En fin, al término de la maravillosa experiencia de la Transfiguración, los discípulos descendieron del monte (cf. v. 9) Es el recorrido que también nosotros podemos realizar. El redescubrimiento siempre más vivo de Jesús no es un fin en sí mismo, sino que nos induce a “descender del monte”. Transformados por la presencia de Cristo y por el ardor de su palabra, seremos signo concreto del amor vivificante de Dios para todos nuestros hermanos, especialmente para los que sufren, para cuantos se encuentran en soledad, y en abandono, para los enfermos y para tantos hombres y mujeres que, en diversas partes del mundo, son humillados por la injusticia, por la prepotencia y por la violencia” Papa Francisco, ángelus, 6 agosto 2017).

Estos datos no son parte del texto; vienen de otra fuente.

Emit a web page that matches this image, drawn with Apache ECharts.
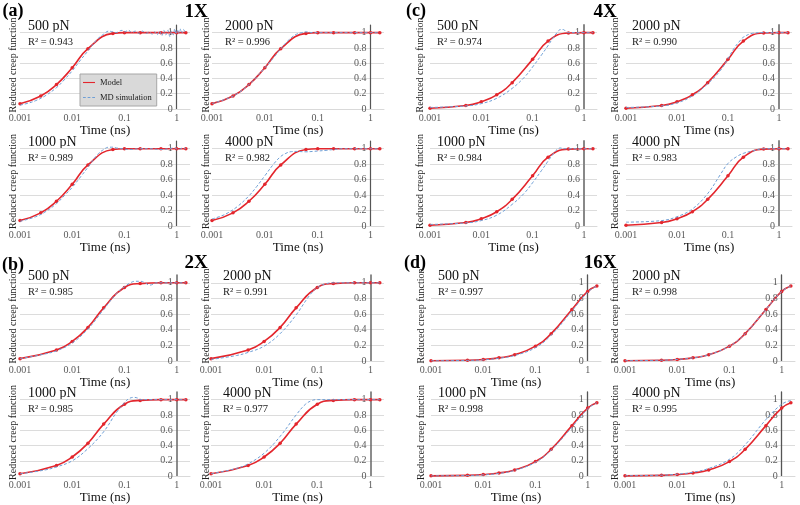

Queridos sacerdotes, la belleza de este día, consagrado al Corazón de Jesús, haga crecer en nosotros el deseo de la santidad. La Iglesia y el mundo necesitan sacerdotes santos! El Papa Francisco, en la nueva exhortación Apostólica sobre la santidad, Gaudete et exsultate, ha llamado la atención a los sacerdotes apasionados en comunicar y anunciar el Evangelio, afirmando que “la Iglesia no necesita tantos burócratas y funcionarios, sino misioneros apasionados, devorados por el entusiasmo de comunicar la verdadera vida. Los santos sorprenden, desinstalan, porque sus vidas nos invitan a salir de la mediocridad tranquila y anestesiante” Papa Francisco, Gaudete et exsultate, n. 138). Nos será necesario realizar, sobre todo espiritualmente, este camino de transfiguración: subir al monte, dejarse transformar por el Señor, para después llevar la luz al mundo y a las personas que nos han sido confiadas. Que María Santísima, Señora luminosa y Madre de los Sacerdotes, os acompañe y os guarde siempre.